In the Philippines, Scaife put down a minor mutiny by pointing a 45 cal. pistol in the belly of a ring-leader and told him that he would use it if orders weren't followed. Fortunately for all concerned, the crew chose to comply with orders at this point. During WWII Scaife served with distinction and was involved in combat operations in the Aleutian, Marianas, and Palau islands while conducting hydrographic surveys in support of fleet operations.

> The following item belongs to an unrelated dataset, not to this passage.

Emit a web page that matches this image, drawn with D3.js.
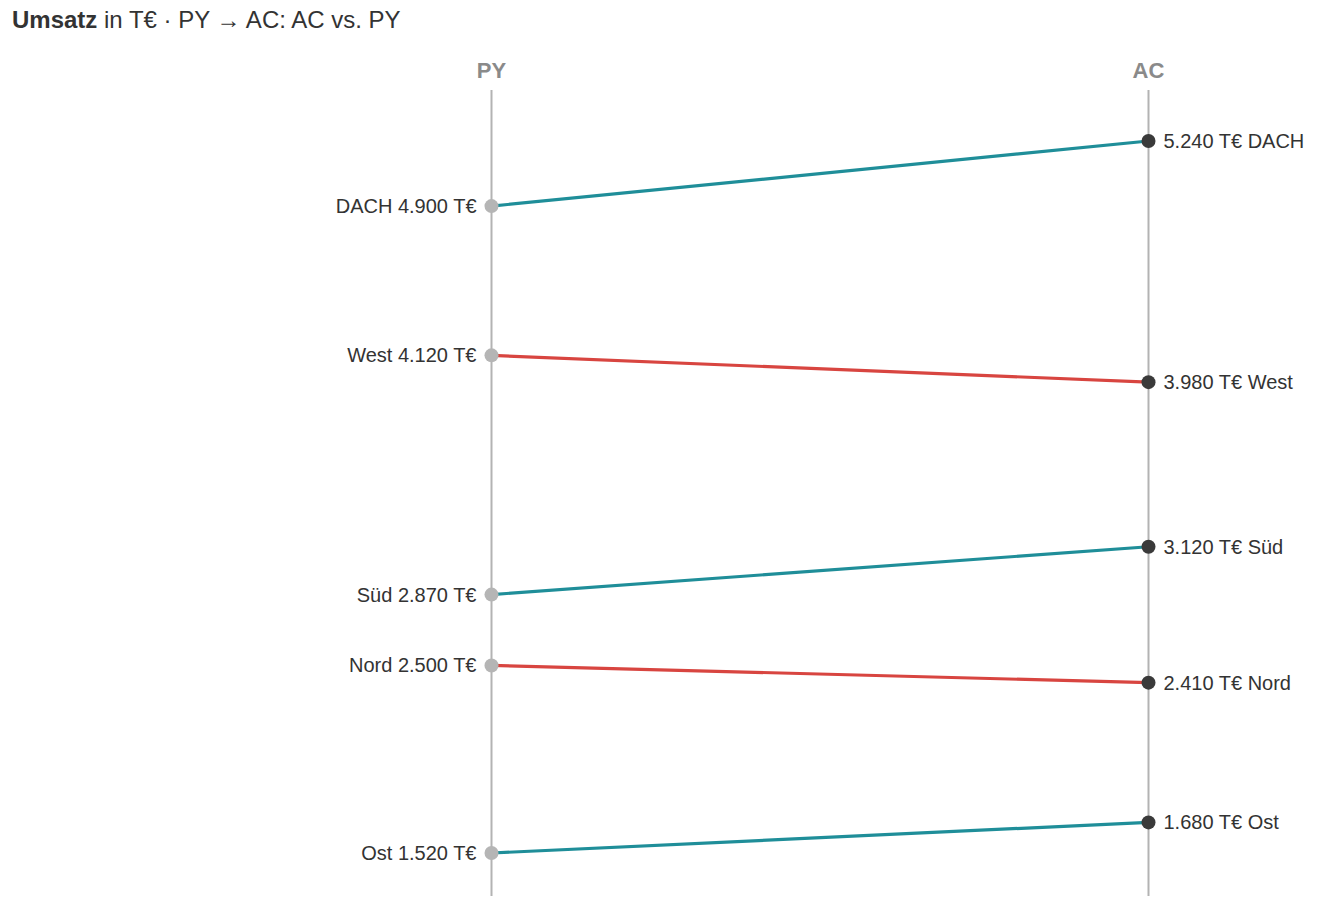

This document provides not only an account of one man's attitudes, perceptions, and experiences, but in a way epitomizes the early career of generations of Coast and Geodetic Survey officers. These men and, since the 1970's, women of both the old Coast and Geodetic Survey and today's NOAA Corps have been confronted with difficult jobs in remote areas of the world. The spirit with which William Scaife's challenges were met, one of enthusiasm, perseverance, wonder at the natural world, and desire to contribute to his organization and society as a whole, must have been an inspiration to all with whom he crossed paths.


Sunday, Mar. 28

1920 I should have started a diary on January 1, 1919, the day that I entered the Coast and Geodetic Survey, but as I didn't, I will give a brief summary of events from then up to the present time, and then start a regular diary.

During the three weeks which I spent in Washington with my people after leaving the Army, I saw quite a bit of the Graves family, who had become very good friends of ours. Capt. Graves was a Chief of the Division of Hydrography and Typography in the Coast and Geodetic Survey. He talked Coast Survey to me, and finally I decided to try it. While I was attending to the preliminary details of getting into the Coast Survey I exchanged several letters and telegrams with Lowrie Burdette in regard to his getting in also. On Dec. 31, 1918, I took the Oath of Office as Deck Officer. My appointment became effective Jan. 1, 1919. On the night of Dec. 31, 1918, I left Washington with orders to report to Capt. Harry Leypoldt, in Miami, Fla. I arrived in Miami on the morning of Jan. 2. As the captain was out on the water I spent the day getting settled down. For awhile the party had eleven officers, who blew in one by one, Capt. Leypoldt, Mr. Okeson, Witherspoon, Wilbur, Mower, Meany, Burdette, Bernstein, Albert, Malnate, and myself. Burdette joined me on the night of Jan. 7. I was on the launch "Cracker" with Okeson and Malnate practically the whole season. Mr. Okeson is certainly a fine fellow, and he was a good friend to Lowrie and me even if he did give us _____ at times. Lowrie and I finally moved around to the Hotel "Glenbula," where Mower, Wilbur, and Malnate were living. It was a nice place and we had a great time there. Lowrie and I took steps to join the Masons while in Miami, but were not there long enough to get fixed up. I ran across the McFeeleys, Ben Boynton, Rube Murray, Bill Blackmon, and others in Miami. We had quite a time there, hearing Pryor's band, swimming, playing poker, etc.